Experte fordert Diskussion ethischer Fragen "vor nächster Pandemie"

FILE PHOTO: 'How did we catch it?': spread of COVID baffles locked-down Shanghai residents
Beim European Health Forum Gastein kam auch die Direktorin der Seuchenschutzbehörde zu Wort: Corona-Maßnahmen seien keine Frage von "richtig oder falsch".

Die Einführung von Maßnahmen zur Eindämmung der Corona-Pandemie war keine Frage von "richtig oder falsch". Es gehe darum, "die Balance zwischen der Freiheit des Einzelnen und dem Schutz der Bevölkerung" zu finden, sagte die Direktorin der EU-Seuchenschutzbehörde ECDC, Andrea Ammon, am Mittwochnachmittag beim European Health Forum Gastein (EHFG). Nun sollte die Zeit allerdings genutzt werden, um ethische Fragen solcher Einschränkungen zu diskutieren, forderte ein WHO-Experte.

Lockdowns immer weniger funktioniert

"Wir haben gedacht, solche Maßnahmen würden der Vergangenheit angehören", erläuterte Ammon zu den Lockdowns im März 2020 in europäischen Staaten. Es hätte damals zur Eindämmung der Pandemie "nichts anderes gegeben" und die Bevölkerung hätte die Einschränkungen gut angenommen.
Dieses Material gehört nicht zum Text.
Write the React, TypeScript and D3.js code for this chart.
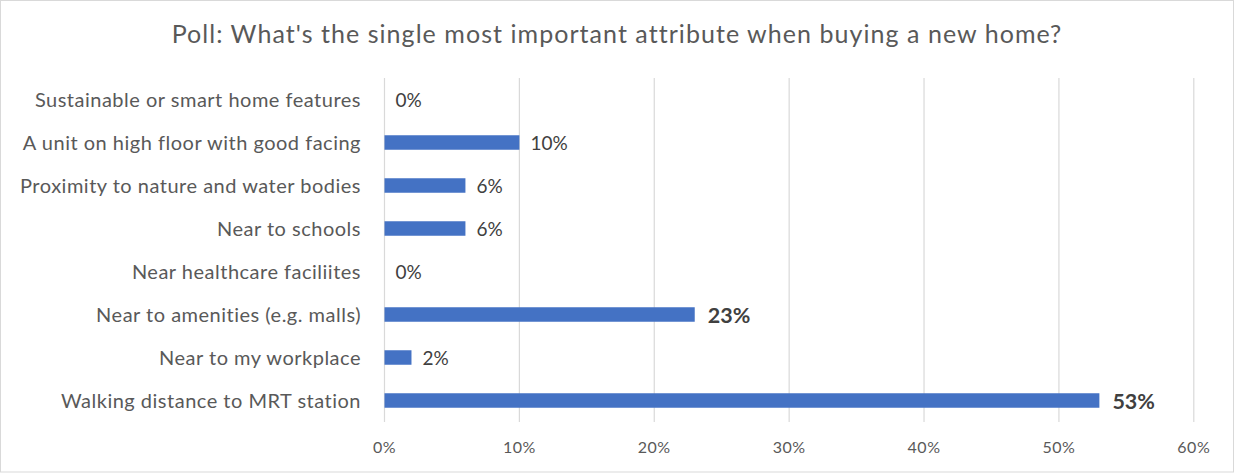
import React, { useEffect } from 'react';
import * as d3 from 'd3';

const title = "Poll: What's the single most important attribute when buying a new home?";
const categories = [
  'Sustainable or smart home features',
  'A unit on high floor with good facing',
  'Proximity to nature and water bodies',
  'Near to schools',
  'Near healthcare faciliites',
  'Near to amenities (e.g. malls)',
  'Near to my workplace',
  'Walking distance to MRT station',
];
const values = [0, 10, 6, 6, 0, 23, 2, 53];
const boldLabels = [false, false, false, false, false, true, false, true];
const tickValues = [0, 10, 20, 30, 40, 50, 60];

const W = 1234;
const H = 473;
const FONT = 'Lato, "Open Sans", sans-serif';

export default function App() {
  useEffect(() => {
    document.body.style.margin = '0';
  }, []);

  const x = d3.scaleLinear().domain([0, 60]).range([384.5, 1193.8]);
  const y = d3
    .scaleBand<string>()
    .domain(categories)
    .range([78, 422])
    .paddingInner(0.663)
    .paddingOuter(0.3315);

  return (
    <svg width={W} height={H} style={{ display: 'block', background: '#fff' }}>
      <rect x={0.5} y={0.5} width={W - 1} height={H - 1.5} fill="#fff" stroke="#d9d9d9" strokeWidth={1} />
      <text x={617} y={43} textAnchor="middle" fontFamily={FONT} fontSize={25} letterSpacing={1.05} fill="#595959">
        {title}
      </text>
      {tickValues.map((t) => (
        <g key={t}>
          <line x1={x(t)} x2={x(t)} y1={78} y2={422} stroke="#d9d9d9" strokeWidth={1.2} />
          <text x={x(t)} y={453} textAnchor="middle" fontFamily={FONT} fontSize={16} letterSpacing={0.5} fill="#595959">
            {t + '%'}
          </text>
        </g>
      ))}
      {categories.map((c, i) => {
        const yy = y(c)!;
        const bw = y.bandwidth();
        const cy = yy + bw / 2;
        return (
          <g key={c}>
            <rect x={x(0)} y={yy} width={x(values[i]) - x(0)} height={bw} fill="#4472c4" />
            <text x={361} y={cy + 7.2} textAnchor="end" fontFamily={FONT} fontSize={20} letterSpacing={0.5} fill="#595959">
              {c}
            </text>
            <text
              x={x(values[i]) + (boldLabels[i] ? 13 : 11)}
              y={cy + (boldLabels[i] ? 8 : 7.2)}
              fontFamily={FONT}
              fontSize={boldLabels[i] ? 21.5 : 19}
              fontWeight={boldLabels[i] ? 'bold' : 'normal'}
              fill="#404040"
            >
              {values[i] + '%'}
            </text>
          </g>
        );
      })}
    </svg>
  );
}
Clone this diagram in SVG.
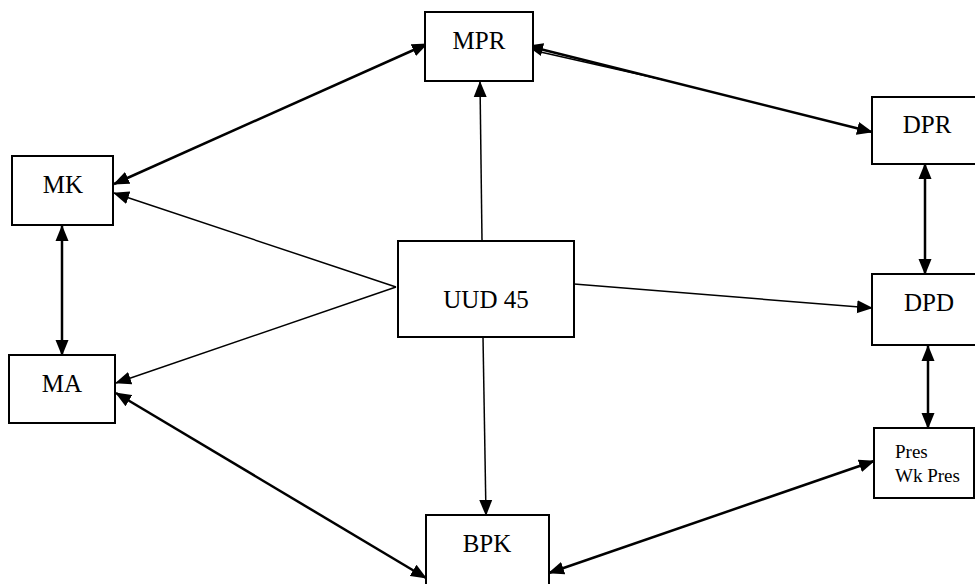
<svg xmlns="http://www.w3.org/2000/svg" width="975" height="584" viewBox="0 0 975 584">
<defs>
<marker id="ah" markerUnits="userSpaceOnUse" markerWidth="16" markerHeight="14" refX="15" refY="6.5" orient="auto-start-reverse" viewBox="0 0 16 13">
<path d="M0,0 L16,6.5 L0,13 Z" fill="#000"/>
</marker>
<style>
.box{fill:#fff;stroke:#000;stroke-width:2}
.t{font-size:25px;fill:#000;text-anchor:middle}
.ts{font-size:19px;fill:#000}
.thick{stroke:#000;stroke-width:2.5;fill:none}
.thin{stroke:#000;stroke-width:1.5;fill:none}
</style>
</defs>
<rect width="975" height="584" fill="#fff"/>
<g id="connectors">
<line class="thick" x1="114" y1="184" x2="427" y2="44" marker-start="url(#ah)" marker-end="url(#ah)"/>
<line class="thick" x1="528" y1="46" x2="872" y2="132" marker-start="url(#ah)" marker-end="url(#ah)"/>
<line class="thin" x1="536" y1="51" x2="662" y2="79.5"/>
<line class="thin" x1="482" y1="241" x2="480" y2="82" marker-end="url(#ah)"/>
<line class="thin" x1="396" y1="287" x2="114" y2="193" marker-end="url(#ah)"/>
<line class="thin" x1="396" y1="287" x2="116" y2="383" marker-end="url(#ah)"/>
<line class="thin" x1="574" y1="284" x2="872" y2="308" marker-end="url(#ah)"/>
<line class="thin" x1="483" y1="337" x2="486" y2="515" marker-end="url(#ah)"/>
<line class="thick" x1="62" y1="226" x2="62" y2="355" marker-start="url(#ah)" marker-end="url(#ah)"/>
<line class="thick" x1="925" y1="164" x2="925" y2="274" marker-start="url(#ah)" marker-end="url(#ah)"/>
<line class="thick" x1="928" y1="346" x2="928" y2="428" marker-start="url(#ah)" marker-end="url(#ah)"/>
<line class="thick" x1="116" y1="393" x2="426" y2="578" marker-start="url(#ah)" marker-end="url(#ah)"/>
<line class="thick" x1="549" y1="573" x2="874" y2="461" marker-start="url(#ah)" marker-end="url(#ah)"/>
</g>
<g font-family="'Liberation Serif', 'DejaVu Serif', serif">
<g id="MPR"><rect class="box" x="425" y="12" width="108" height="69"/><text class="t" x="479" y="49">MPR</text></g>
<g id="DPR"><rect class="box" x="872" y="97" width="106" height="67"/><text class="t" x="927" y="133">DPR</text></g>
<g id="MK"><rect class="box" x="12" y="156" width="101" height="69"/><text class="t" x="63" y="193">MK</text></g>
<g id="MA"><rect class="box" x="9" y="355" width="106" height="68"/><text class="t" x="62" y="392">MA</text></g>
<g id="UUD45"><rect class="box" x="398" y="241" width="176" height="96"/><text class="t" x="486" y="308">UUD 45</text></g>
<g id="DPD"><rect class="box" x="872" y="274" width="106" height="71"/><text class="t" x="929" y="311">DPD</text></g>
<g id="Pres"><rect class="box" x="874" y="428" width="100" height="70"/><text class="ts" x="895" y="458">Pres</text><text class="ts" x="895" y="482">Wk Pres</text></g>
<g id="BPK"><rect class="box" x="426" y="515" width="123" height="80"/><text class="t" x="487" y="552">BPK</text></g>
</g>
</svg>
Als weitere Lockdowns folgten, "hat das aber immer weniger funktioniert", sagte die deutsche Medizinerin.

"Wir taten dies für die Sicherheit der Menschen, um sie vor Covid zu schützen", betonte Ammon. Im Verlauf der Pandemie wollten Teile der Bevölkerung jedoch nicht einfach "Orders hinnehmen, sondern eingebunden sein". Die ECDC-Direktorin sprach von einer ethischen Dimension, "die wir so nicht erwartet haben" und die Kommunikation mit der Bevölkerung erfordere.

Vorbereitung "für nächste Pandemie"

Die Politik hätte teilweise extrem schwierige Entscheidungen zu treffen gehabt, sagte Andreas Reis, Co-Leiter der Abteilung für Gesundheitsethik und Staatsführung in der Weltgesundheitsorganisation WHO. Es brauche "vor der nächsten Pandemie" Vorbereitung bezüglich ethischer Fragen. Die meisten Länder haben nationale Ethikkomitees und viele davon hätten in den vergangenen zweieinhalb Jahren rund um die Uhr gearbeitet, in einigen Staaten sei jedoch zu wenig getan oder die Ethikkomitees und weitere Experten nicht genügend eingebunden worden.

Schwedische Sicht

Schweden sei mit seinen weniger weitreichenden Corona-Maßnahmen als in anderen Ländern "als lax bezeichnet" worden, berichtete die Generaldirektorin der schwedischen Public-Health-Agentur, Karin Tegmark Wisell. Es habe jedoch auch in ihrem Land die Einschränkung von Kontakten, Abstandsregeln und die Beschränkung von Teilnehmerzahlen bei öffentlichen Veranstaltungen gegeben. Die Maßnahmen sollten jedoch auf früherer Public-Health-Arbeit und vorbereiteten Plänen für Pandemien in Schweden basieren und wissenschaftlich fundiert sein.

Einschränkungen, die Kinder betrafen, wurden besonders mit Bedacht beschlossen, erläuterte Wisell. Außerdem sei rechtlich vorgegeben gewesen, dass vor der Einführung von Maßnahmen mit Interessensvertretern der jeweils betroffenen Bevölkerungsgruppen gesprochen werden muss. Schweden hatte zwar eine hohe Sterblichkeit zu Beginn der Pandemie, aber in den Jahren 2020 und 2021 insgesamt eine relativ niedrige Übersterblichkeit verglichen mit anderen Staaten, betonte die Mikrobiologin.

Analysen hätten außerdem gezeigt, dass die schwedische Bevölkerung ihre Bewegungen in unterschiedlichen Phasen der Pandemie ähnlich eingeschränkt hätte wie die Menschen in anderen nordeuropäischen Staaten.

Das EHFG 2022 geht am Donnerstag zu Ende und versammelte rund 1.400 Teilnehmerinnen und Teilnehmern von Regierungen, Wissenschaft, Zivilgesellschaft und Industrie online und an Ort und Stelle in Bad Hofgastein. Zum 25-Jahr-Jubiläum der Veranstaltung standen Diskussionen zur Umsetzung einer "Europäischen Gesundheitsunion" sowie die Dauerkrise aus Pandemie, Klimawandel und Krieg und deren gesundheitliche Auswirkungen im Fokus der vier Kongresstage.